### Recorded data
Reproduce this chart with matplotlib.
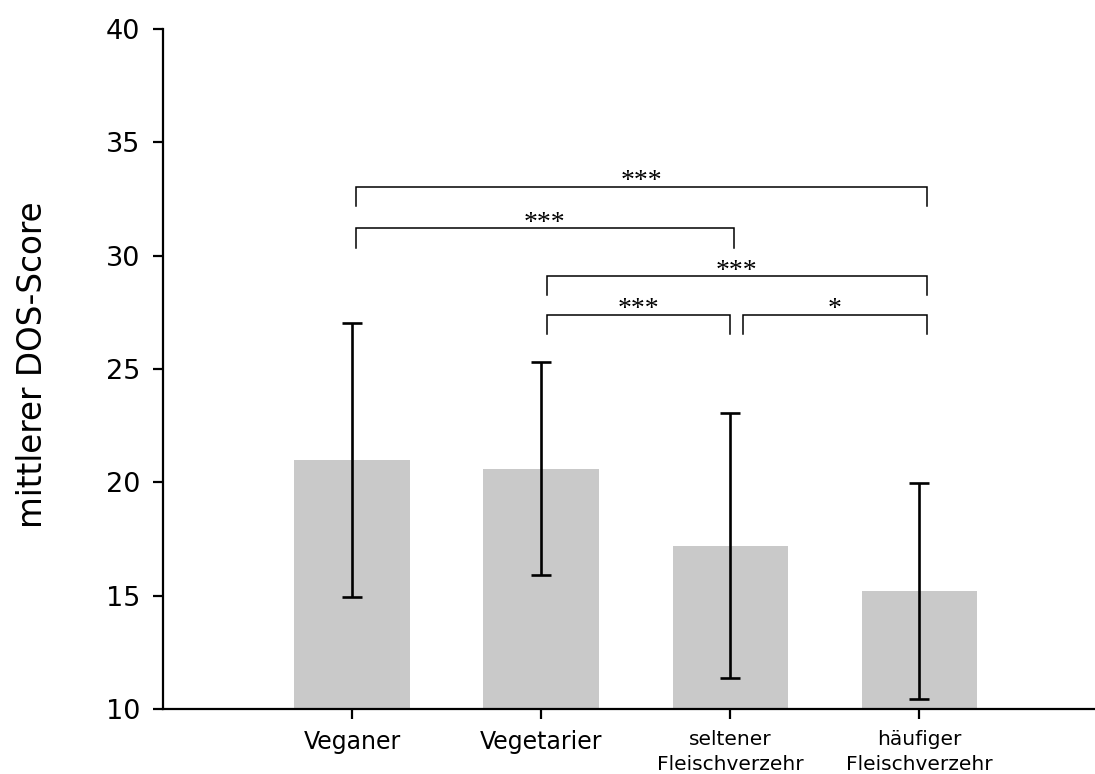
import numpy as np
import matplotlib
matplotlib.use('Agg')
import matplotlib.pyplot as plt

# mean DOS score per diet group with standard deviation
groups = ['Veganer', 'Vegetarier', 'seltener\nFleischverzehr', 'häufiger\nFleischverzehr']
means = [21.0, 20.6, 17.2, 15.2]
sds = [6.05, 4.7, 5.85, 4.78]

# significance brackets: left end, right end, height, stars
br_left = [0.02, 0.02, 1.03, 1.03, 2.07]
br_right = [3.04, 2.02, 3.04, 2.0, 3.04]
br_height = [33.05, 31.2, 29.1, 27.4, 27.4]
br_stars = ['***', '***', '***', '***', '*']
drop = 0.84

plt.rcParams['font.family'] = 'DejaVu Sans'

fig = plt.figure(figsize=(10.95, 7.74), dpi=100)
ax = fig.add_axes([0.1489, 0.084, 0.8511, 0.8785])

x = np.arange(len(groups))
ax.bar(x, means, width=0.61, color='#c9c9c9', zorder=1)
ax.errorbar(x, means, yerr=sds, fmt='none', ecolor='black', elinewidth=1.9,
            capsize=7.5, capthick=1.9, zorder=3)

for x1, x2, h, s in zip(br_left, br_right, br_height, br_stars):
    ax.plot([x1, x1, x2, x2], [h - drop, h, h, h - drop], color='black', lw=1.1,
            solid_joinstyle='miter', zorder=2)
    ax.text((x1 + x2) / 2, h + 0.22, s, ha='center', va='center',
            fontsize=20, family='Liberation Serif')

ax.set_xlim(-1.0, 3.93)
ax.set_ylim(10, 40)
ax.set_yticks(np.arange(10, 41, 5))
ax.set_xticks(x)
ax.set_xticklabels(groups)
for lab, fs in zip(ax.get_xticklabels(), [17, 17, 14.5, 14.5]):
    lab.set_fontsize(fs)
    lab.set_linespacing(1.4)

ax.tick_params(axis='y', labelsize=19.5, length=7.2, width=1.6, pad=9)
ax.tick_params(axis='x', length=7.2, width=1.6, pad=8)
for side in ['top', 'right']:
    ax.spines[side].set_visible(False)
for side in ['left', 'bottom']:
    ax.spines[side].set_linewidth(1.6)

fig.text(33 / 1095, 1 - 365 / 774, 'mittlerer DOS-Score', rotation=90,
         ha='center', va='center', fontsize=23.5)

fig.savefig('out.png', dpi=100)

### Directive
Write out exactly the opening lines of the data, stopping after the line that holds "sds = [6.05, 4.7, 5.85, 4.78]". Exclude pictures.

### Result below
Reproduce this chart with matplotlib.
import numpy as np
import matplotlib
matplotlib.use('Agg')
import matplotlib.pyplot as plt

# mean DOS score per diet group with standard deviation
groups = ['Veganer', 'Vegetarier', 'seltener\nFleischverzehr', 'häufiger\nFleischverzehr']
means = [21.0, 20.6, 17.2, 15.2]
sds = [6.05, 4.7, 5.85, 4.78]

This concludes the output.